(Zhangjiakou ) Le contraste est saisissant. Le parc de neige de Genting, où se déroulent de nombreuses compétitions en montagne, est tapissé d’un épais couvert blanc. Le reste de la vallée, lui, est jaune. Ou brun. C’est que la neige aux Jeux de Pékin est 100 % artificielle, une première dans l’histoire olympienne. Et qu’en pensent les athlètes ?

« C’est une grande question ! », s’exclame Jules Burnotte, les deux pieds dans la fausse neige de Zhangjiakou. Le biathlète de Sherbrooke course toujours sur la neige artificielle. Il n’est donc pas dépaysé par les conditions dans les montagnes chinoises.

L’athlète, vêtu de son manteau rouge du Canada, montre la piste de biathlon olympique et le demi-mètre de neige, bien tapé. C’est l’épaisseur normale dans à peu près toutes les Coupes du monde en Europe, dit-il. « L’IBU [l’Union internationale de biathlon] veut être sûre que les sites ont assez de neige pour tenir une compétition même après un orage ou pendant une température de 15 °C », explique-t-il.

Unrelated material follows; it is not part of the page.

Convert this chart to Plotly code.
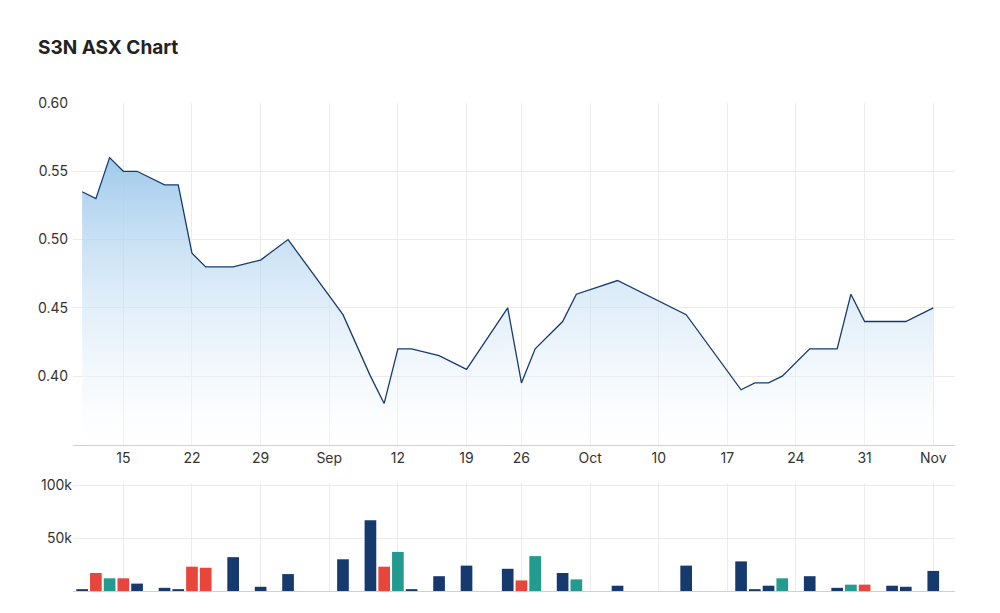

« Peu importe le site de compétition, ça prend assez de neige pour avoir une surface continue, avec absolument aucune roche. On ne veut surtout pas de grafignes sur nos skis », poursuit l’athlète à l’épaisse chevelure bouclée.

Les pistes en neige artificielle donnent d’ailleurs des courses plus rapides, souligne Charles Pépin, farteur de l’équipe canadienne de biathlon et aussi ami d’adolescence de Jules Burnotte.

Les flocons de neige naturelle ont des petits piquants, des petites pointes. Ceux-ci font ralentir le ski tandis que la neige artificielle, ce sont des petites billes de glace. Il y a donc moins d’adhérence et ça glisse plus vite.

Charles Pépin,

« La neige artificielle, s’il fait assez froid, il y a moyen de la compacter pour que ça ressemble à de la vraie neige, poursuit son collègue farteur Félix Bérubé-Larochelle. Mais s’il fait chaud, ça peut devenir vraiment mou et c’est comme skier dans le sel. »

La planchiste Laurie Blouin, elle, a un avis différent sur la neige. « C’est sûr que la neige naturelle, c’est mieux », déclare-t-elle pendant une séance d’entraînement de descente acrobatique. « Ici, on le voit qu’il y a beaucoup de monde qui passe et ça devient glacé vraiment rapidement », dit-elle en montrant la piste où les athlètes exécutent d’impressionnants sauts.

Surtout, la neige naturelle, plus molle, fait moins mal lors des chutes, ajoute-t-elle, un facteur à ne pas négliger lorsqu’on pratique un sport extrême comme la descente acrobatique (slopestyle) ou le grand saut (big air).

« Il reste que c’est quand même fou, ce qu’ils ont construit ici », admet-elle au sujet des trois sauts de même que des grosses briques décoratives qui ont été fabriquées en neige.

Peu de précipitations

La région de Zhangjiakou, où se tiennent les compétitions de biathlon, de ski de fond, de ski acrobatique, de sauts à ski et de planche à neige, se trouve à 200 km au nord-ouest de Pékin. Il faut près de quatre heures pour faire la route entre les deux.

Les montagnes sont couvertes de petits arbustes et de quelques conifères. Dans ce climat aride, ce n’est pas si surprenant qu’il y ait aussi peu de végétation. Et aussi peu de neige.

Depuis notre arrivée, le soleil brille et le ciel est toujours bleu. Mais les températures sont froides (autour de -15 °C le jour, -22 °C la nuit).

À cause des rares précipitations, les organisateurs des Jeux ont dû souffler pas moins de 1,2 million de tonnes cubiques de neige et l’étendre sur les pistes grâce à des dameuses, selon le magazine Sports Illustrated. C’est l’équivalent de 480 piscines olympiques remplies de neige.

Avant les Jeux de Pékin, les villes de Vancouver, de Sotchi et de PyeongChang ont aussi eu recours à la neige artificielle. Quelque 90 % de celle employée en Corée du Sud était fabriquée par l’homme.

Le mouvement olympique fait d’ailleurs face à de nombreuses critiques pour la grande quantité d’eau qui sera nécessaire pour la fabrication de neige et l’impact sur l’environnement.

Mais le comité organisateur, lui, affirme avoir utilisé de l’eau de pluie pour produire la neige. Il soutient également que la mégarampe aménagée pour le grand saut (big air) est dotée de réservoirs afin de récupérer l’eau de la neige fondue.